## What is needed
Copy the listing below line for line, starting at its first line and ending with the line that has "y2014_totals = [10.4, 17.4, 31, 41.2]" in it. Add nothing.

## Data segment
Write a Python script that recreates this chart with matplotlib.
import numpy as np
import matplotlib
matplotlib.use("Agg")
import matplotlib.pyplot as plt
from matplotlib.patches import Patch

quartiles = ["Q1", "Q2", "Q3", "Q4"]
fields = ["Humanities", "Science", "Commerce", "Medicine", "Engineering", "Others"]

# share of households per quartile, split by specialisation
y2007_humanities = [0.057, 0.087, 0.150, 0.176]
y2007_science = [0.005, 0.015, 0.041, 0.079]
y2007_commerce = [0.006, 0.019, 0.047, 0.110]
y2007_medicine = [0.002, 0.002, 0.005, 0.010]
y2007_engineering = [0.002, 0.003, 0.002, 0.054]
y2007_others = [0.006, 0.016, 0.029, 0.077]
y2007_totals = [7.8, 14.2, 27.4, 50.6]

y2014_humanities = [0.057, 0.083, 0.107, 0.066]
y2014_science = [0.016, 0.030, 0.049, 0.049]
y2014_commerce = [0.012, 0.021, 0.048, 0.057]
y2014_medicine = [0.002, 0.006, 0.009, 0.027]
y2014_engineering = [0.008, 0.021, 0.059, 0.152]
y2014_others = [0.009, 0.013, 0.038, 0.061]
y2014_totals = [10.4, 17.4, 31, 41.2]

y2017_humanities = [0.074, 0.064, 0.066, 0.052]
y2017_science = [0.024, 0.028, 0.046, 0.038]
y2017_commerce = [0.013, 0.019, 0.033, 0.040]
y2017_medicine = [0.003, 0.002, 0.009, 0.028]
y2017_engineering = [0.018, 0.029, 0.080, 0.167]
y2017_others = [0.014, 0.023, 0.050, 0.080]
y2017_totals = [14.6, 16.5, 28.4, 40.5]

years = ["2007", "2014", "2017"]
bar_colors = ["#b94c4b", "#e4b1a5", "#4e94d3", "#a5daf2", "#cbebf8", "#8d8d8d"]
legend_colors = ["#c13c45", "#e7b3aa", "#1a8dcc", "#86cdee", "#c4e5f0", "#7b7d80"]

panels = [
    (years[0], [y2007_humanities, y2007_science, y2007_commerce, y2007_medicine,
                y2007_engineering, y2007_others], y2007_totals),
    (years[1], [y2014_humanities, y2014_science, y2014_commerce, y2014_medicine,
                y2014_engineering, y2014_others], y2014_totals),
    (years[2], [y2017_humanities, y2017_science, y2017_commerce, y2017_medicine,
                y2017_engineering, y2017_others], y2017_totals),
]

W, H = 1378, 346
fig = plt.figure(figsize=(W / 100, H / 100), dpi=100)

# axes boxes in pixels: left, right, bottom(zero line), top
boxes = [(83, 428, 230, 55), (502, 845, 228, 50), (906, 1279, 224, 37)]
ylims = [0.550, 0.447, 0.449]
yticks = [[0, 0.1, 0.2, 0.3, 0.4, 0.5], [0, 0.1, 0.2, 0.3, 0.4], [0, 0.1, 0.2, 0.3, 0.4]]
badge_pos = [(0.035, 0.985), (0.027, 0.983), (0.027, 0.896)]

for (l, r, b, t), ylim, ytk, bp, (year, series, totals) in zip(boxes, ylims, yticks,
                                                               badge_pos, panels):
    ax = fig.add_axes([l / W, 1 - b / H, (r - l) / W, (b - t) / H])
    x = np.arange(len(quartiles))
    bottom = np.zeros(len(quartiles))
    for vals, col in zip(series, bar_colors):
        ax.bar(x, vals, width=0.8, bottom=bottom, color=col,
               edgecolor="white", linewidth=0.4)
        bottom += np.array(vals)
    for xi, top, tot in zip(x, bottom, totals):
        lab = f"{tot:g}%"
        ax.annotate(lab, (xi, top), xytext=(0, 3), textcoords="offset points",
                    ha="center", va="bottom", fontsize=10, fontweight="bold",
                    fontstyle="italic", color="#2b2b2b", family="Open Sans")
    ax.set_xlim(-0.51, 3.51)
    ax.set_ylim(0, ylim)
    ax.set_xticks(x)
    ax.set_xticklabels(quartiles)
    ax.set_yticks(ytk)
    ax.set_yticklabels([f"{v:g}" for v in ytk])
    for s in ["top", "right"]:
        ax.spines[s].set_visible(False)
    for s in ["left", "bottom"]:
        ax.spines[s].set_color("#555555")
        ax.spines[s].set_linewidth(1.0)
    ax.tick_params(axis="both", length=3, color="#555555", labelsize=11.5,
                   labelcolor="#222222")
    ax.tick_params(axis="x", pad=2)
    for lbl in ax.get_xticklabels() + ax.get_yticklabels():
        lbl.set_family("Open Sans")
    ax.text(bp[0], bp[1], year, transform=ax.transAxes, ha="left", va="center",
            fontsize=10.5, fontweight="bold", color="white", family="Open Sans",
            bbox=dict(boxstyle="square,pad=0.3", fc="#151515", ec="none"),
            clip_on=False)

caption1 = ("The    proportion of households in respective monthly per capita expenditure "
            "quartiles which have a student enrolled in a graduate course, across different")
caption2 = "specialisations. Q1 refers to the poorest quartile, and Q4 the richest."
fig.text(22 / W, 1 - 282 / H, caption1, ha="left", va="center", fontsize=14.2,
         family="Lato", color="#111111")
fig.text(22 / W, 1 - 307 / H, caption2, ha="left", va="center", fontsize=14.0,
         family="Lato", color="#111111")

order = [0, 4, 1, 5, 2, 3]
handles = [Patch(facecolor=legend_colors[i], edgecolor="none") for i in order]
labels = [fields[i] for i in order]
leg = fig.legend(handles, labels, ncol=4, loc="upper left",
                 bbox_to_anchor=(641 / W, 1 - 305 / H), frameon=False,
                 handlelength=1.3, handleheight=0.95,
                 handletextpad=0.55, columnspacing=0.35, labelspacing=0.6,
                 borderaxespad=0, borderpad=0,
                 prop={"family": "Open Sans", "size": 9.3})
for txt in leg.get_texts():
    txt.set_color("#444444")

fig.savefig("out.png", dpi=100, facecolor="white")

## Answer below
Write a Python script that recreates this chart with matplotlib.
import numpy as np
import matplotlib
matplotlib.use("Agg")
import matplotlib.pyplot as plt
from matplotlib.patches import Patch

quartiles = ["Q1", "Q2", "Q3", "Q4"]
fields = ["Humanities", "Science", "Commerce", "Medicine", "Engineering", "Others"]

# share of households per quartile, split by specialisation
y2007_humanities = [0.057, 0.087, 0.150, 0.176]
y2007_science = [0.005, 0.015, 0.041, 0.079]
y2007_commerce = [0.006, 0.019, 0.047, 0.110]
y2007_medicine = [0.002, 0.002, 0.005, 0.010]
y2007_engineering = [0.002, 0.003, 0.002, 0.054]
y2007_others = [0.006, 0.016, 0.029, 0.077]
y2007_totals = [7.8, 14.2, 27.4, 50.6]

y2014_humanities = [0.057, 0.083, 0.107, 0.066]
y2014_science = [0.016, 0.030, 0.049, 0.049]
y2014_commerce = [0.012, 0.021, 0.048, 0.057]
y2014_medicine = [0.002, 0.006, 0.009, 0.027]
y2014_engineering = [0.008, 0.021, 0.059, 0.152]
y2014_others = [0.009, 0.013, 0.038, 0.061]
y2014_totals = [10.4, 17.4, 31, 41.2]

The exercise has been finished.